AIM:
Output nothing but the lines from the one with "Emit a web page" through the one with "const colors = ['#ff0000', '#00ff00', '#000000'];", including both. Leave the pictures out of the copy.

MATERIAL SHOWN:
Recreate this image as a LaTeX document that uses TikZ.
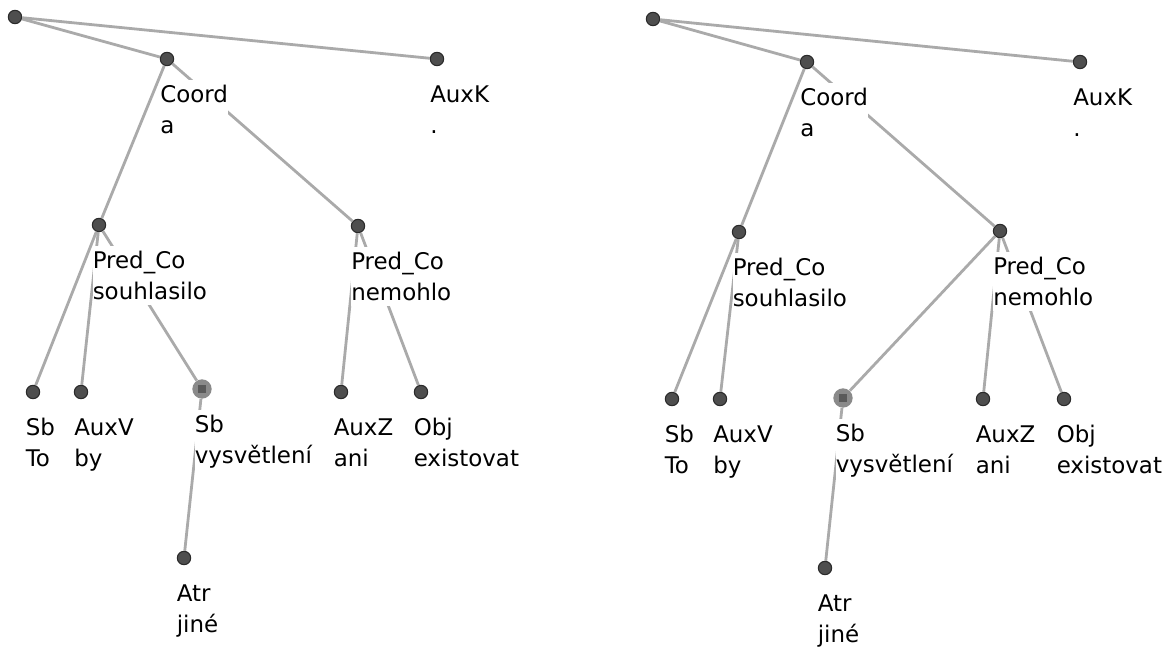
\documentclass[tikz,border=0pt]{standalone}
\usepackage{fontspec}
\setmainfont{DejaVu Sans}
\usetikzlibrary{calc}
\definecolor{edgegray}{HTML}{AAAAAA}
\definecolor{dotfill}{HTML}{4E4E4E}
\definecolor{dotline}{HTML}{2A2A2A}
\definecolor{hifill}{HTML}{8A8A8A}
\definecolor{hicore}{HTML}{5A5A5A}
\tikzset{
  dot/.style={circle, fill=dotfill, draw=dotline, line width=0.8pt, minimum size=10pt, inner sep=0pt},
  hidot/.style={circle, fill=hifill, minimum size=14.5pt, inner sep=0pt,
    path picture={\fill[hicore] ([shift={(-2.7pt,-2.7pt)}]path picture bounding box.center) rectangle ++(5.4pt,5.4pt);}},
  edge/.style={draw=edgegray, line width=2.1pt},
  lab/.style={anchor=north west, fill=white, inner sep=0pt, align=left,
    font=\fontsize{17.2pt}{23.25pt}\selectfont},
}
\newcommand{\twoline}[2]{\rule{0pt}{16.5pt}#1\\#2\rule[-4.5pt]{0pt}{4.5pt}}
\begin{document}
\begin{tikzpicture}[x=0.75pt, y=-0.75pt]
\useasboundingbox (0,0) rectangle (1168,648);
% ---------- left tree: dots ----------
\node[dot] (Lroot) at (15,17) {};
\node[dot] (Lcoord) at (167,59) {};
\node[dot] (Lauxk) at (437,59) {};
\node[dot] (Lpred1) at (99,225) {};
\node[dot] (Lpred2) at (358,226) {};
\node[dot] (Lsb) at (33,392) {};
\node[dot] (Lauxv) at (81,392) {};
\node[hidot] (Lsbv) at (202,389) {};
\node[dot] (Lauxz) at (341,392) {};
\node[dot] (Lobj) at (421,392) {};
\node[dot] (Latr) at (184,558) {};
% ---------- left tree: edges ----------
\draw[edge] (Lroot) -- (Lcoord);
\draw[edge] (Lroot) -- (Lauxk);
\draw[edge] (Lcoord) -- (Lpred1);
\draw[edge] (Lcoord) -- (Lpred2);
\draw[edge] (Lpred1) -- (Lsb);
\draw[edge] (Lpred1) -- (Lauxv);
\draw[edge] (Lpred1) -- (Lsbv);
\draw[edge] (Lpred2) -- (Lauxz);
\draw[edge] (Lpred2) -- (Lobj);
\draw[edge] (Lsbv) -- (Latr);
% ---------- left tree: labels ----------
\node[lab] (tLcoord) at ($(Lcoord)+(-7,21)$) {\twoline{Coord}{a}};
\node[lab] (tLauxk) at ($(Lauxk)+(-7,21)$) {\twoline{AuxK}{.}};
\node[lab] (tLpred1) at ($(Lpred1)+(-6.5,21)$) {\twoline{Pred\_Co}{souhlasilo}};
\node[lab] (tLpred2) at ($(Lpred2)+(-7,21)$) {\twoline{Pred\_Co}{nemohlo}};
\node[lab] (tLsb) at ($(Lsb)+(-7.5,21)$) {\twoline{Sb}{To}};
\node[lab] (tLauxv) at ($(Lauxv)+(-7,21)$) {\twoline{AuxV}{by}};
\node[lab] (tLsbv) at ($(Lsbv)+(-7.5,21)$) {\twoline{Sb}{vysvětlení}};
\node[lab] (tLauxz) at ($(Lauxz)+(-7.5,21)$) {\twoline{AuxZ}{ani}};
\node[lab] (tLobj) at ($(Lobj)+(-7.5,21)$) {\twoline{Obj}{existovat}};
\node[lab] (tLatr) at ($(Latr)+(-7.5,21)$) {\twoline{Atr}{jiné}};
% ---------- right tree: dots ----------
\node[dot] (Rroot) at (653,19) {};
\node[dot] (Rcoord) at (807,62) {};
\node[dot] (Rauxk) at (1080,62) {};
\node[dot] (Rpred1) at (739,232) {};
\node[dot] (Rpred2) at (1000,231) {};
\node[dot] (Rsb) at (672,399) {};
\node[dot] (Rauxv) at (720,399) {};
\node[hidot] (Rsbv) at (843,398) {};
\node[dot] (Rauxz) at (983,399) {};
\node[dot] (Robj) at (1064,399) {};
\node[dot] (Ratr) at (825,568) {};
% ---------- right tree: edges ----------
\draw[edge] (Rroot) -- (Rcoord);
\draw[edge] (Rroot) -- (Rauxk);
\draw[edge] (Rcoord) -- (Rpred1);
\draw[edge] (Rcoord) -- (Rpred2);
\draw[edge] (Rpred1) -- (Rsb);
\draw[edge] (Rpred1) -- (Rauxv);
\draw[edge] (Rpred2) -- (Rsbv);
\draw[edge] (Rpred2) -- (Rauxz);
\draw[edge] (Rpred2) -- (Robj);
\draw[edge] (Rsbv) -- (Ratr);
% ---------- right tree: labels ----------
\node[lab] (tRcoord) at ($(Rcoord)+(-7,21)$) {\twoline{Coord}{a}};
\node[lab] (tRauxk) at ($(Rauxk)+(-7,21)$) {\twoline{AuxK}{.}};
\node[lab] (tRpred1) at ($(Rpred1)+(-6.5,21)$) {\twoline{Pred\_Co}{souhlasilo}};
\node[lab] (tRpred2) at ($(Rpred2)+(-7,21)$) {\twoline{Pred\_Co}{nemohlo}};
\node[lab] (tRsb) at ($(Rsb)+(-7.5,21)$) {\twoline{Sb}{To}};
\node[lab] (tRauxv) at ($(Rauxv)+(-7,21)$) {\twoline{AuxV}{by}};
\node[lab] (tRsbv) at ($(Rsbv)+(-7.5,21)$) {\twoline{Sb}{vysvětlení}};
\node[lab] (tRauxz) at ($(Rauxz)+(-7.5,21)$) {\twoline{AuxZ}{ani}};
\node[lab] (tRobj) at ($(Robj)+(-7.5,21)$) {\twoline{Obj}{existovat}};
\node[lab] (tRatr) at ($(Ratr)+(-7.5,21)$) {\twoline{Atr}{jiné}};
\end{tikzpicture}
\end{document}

---

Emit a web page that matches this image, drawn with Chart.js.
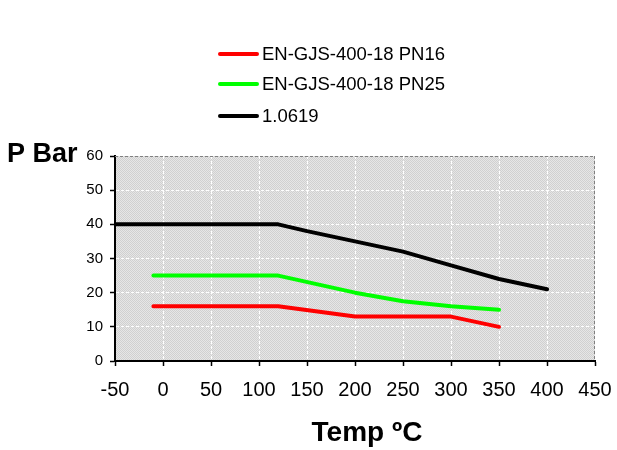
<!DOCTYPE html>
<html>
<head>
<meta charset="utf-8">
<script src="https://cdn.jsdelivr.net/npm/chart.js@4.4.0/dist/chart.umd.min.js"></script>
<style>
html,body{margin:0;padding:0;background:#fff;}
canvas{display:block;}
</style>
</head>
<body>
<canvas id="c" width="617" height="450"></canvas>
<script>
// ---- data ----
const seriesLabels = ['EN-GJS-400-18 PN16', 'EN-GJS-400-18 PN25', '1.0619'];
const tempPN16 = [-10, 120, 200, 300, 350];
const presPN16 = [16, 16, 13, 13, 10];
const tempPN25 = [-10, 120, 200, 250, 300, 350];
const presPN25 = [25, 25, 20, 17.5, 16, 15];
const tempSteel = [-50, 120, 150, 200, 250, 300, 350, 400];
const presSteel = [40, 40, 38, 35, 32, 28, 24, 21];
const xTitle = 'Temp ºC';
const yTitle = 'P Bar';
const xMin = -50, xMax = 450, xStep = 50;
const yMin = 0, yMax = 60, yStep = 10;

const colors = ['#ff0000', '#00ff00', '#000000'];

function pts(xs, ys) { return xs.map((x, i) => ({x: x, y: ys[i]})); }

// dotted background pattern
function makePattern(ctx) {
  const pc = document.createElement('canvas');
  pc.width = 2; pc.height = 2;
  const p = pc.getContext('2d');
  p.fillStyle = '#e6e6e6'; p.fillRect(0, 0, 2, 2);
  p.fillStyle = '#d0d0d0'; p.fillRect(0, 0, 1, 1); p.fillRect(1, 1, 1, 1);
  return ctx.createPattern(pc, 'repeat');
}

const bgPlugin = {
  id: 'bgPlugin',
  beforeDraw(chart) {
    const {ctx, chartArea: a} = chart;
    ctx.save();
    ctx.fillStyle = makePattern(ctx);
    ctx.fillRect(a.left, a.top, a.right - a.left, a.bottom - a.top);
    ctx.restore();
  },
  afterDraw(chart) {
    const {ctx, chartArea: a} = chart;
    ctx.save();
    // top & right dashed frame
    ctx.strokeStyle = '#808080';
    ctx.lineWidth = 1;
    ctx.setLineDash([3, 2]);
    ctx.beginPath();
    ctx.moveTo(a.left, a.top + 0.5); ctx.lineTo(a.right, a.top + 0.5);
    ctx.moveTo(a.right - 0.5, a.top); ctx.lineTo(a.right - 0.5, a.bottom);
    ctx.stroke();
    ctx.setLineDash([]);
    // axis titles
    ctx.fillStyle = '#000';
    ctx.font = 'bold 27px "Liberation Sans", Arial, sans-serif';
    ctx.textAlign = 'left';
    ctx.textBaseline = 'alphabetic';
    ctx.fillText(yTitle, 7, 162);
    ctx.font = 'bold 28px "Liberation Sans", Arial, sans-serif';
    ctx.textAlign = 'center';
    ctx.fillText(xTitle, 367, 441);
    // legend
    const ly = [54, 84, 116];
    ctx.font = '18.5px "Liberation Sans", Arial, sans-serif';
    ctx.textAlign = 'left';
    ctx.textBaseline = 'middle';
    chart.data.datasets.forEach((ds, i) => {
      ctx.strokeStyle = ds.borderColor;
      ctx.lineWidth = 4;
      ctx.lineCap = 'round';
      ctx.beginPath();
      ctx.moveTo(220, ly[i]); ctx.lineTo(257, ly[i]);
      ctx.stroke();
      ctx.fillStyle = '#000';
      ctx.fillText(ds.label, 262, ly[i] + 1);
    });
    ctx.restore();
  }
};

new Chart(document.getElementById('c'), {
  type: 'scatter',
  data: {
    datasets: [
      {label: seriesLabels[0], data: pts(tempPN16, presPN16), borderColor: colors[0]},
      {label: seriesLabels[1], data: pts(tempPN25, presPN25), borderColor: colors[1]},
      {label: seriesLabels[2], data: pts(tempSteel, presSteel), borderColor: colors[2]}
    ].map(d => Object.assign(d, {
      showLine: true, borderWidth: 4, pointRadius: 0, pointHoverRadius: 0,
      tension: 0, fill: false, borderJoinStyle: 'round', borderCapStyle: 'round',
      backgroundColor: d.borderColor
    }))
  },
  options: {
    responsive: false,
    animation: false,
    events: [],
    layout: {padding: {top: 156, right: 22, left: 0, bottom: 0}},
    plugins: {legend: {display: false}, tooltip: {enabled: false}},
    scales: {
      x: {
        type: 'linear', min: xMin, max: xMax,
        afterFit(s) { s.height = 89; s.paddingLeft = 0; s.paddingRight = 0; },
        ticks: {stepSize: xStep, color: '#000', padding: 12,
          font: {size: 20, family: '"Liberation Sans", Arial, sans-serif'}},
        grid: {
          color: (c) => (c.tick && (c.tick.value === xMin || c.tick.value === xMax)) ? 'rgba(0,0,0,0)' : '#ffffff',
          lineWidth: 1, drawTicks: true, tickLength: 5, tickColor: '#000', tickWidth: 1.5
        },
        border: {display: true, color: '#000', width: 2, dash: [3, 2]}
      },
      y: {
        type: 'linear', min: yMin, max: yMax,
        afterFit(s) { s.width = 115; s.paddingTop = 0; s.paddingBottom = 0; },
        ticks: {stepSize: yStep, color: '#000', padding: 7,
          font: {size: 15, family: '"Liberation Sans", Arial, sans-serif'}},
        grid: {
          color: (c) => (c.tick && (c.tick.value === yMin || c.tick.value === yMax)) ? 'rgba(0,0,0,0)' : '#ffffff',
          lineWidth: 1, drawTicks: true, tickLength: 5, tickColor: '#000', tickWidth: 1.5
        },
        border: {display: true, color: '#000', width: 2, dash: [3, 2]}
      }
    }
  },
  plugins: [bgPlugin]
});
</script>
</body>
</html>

ANSWER:
Emit a web page that matches this image, drawn with Chart.js.
<!DOCTYPE html>
<html>
<head>
<meta charset="utf-8">
<script src="https://cdn.jsdelivr.net/npm/chart.js@4.4.0/dist/chart.umd.min.js"></script>
<style>
html,body{margin:0;padding:0;background:#fff;}
canvas{display:block;}
</style>
</head>
<body>
<canvas id="c" width="617" height="450"></canvas>
<script>
// ---- data ----
const seriesLabels = ['EN-GJS-400-18 PN16', 'EN-GJS-400-18 PN25', '1.0619'];
const tempPN16 = [-10, 120, 200, 300, 350];
const presPN16 = [16, 16, 13, 13, 10];
const tempPN25 = [-10, 120, 200, 250, 300, 350];
const presPN25 = [25, 25, 20, 17.5, 16, 15];
const tempSteel = [-50, 120, 150, 200, 250, 300, 350, 400];
const presSteel = [40, 40, 38, 35, 32, 28, 24, 21];
const xTitle = 'Temp ºC';
const yTitle = 'P Bar';
const xMin = -50, xMax = 450, xStep = 50;
const yMin = 0, yMax = 60, yStep = 10;

const colors = ['#ff0000', '#00ff00', '#000000'];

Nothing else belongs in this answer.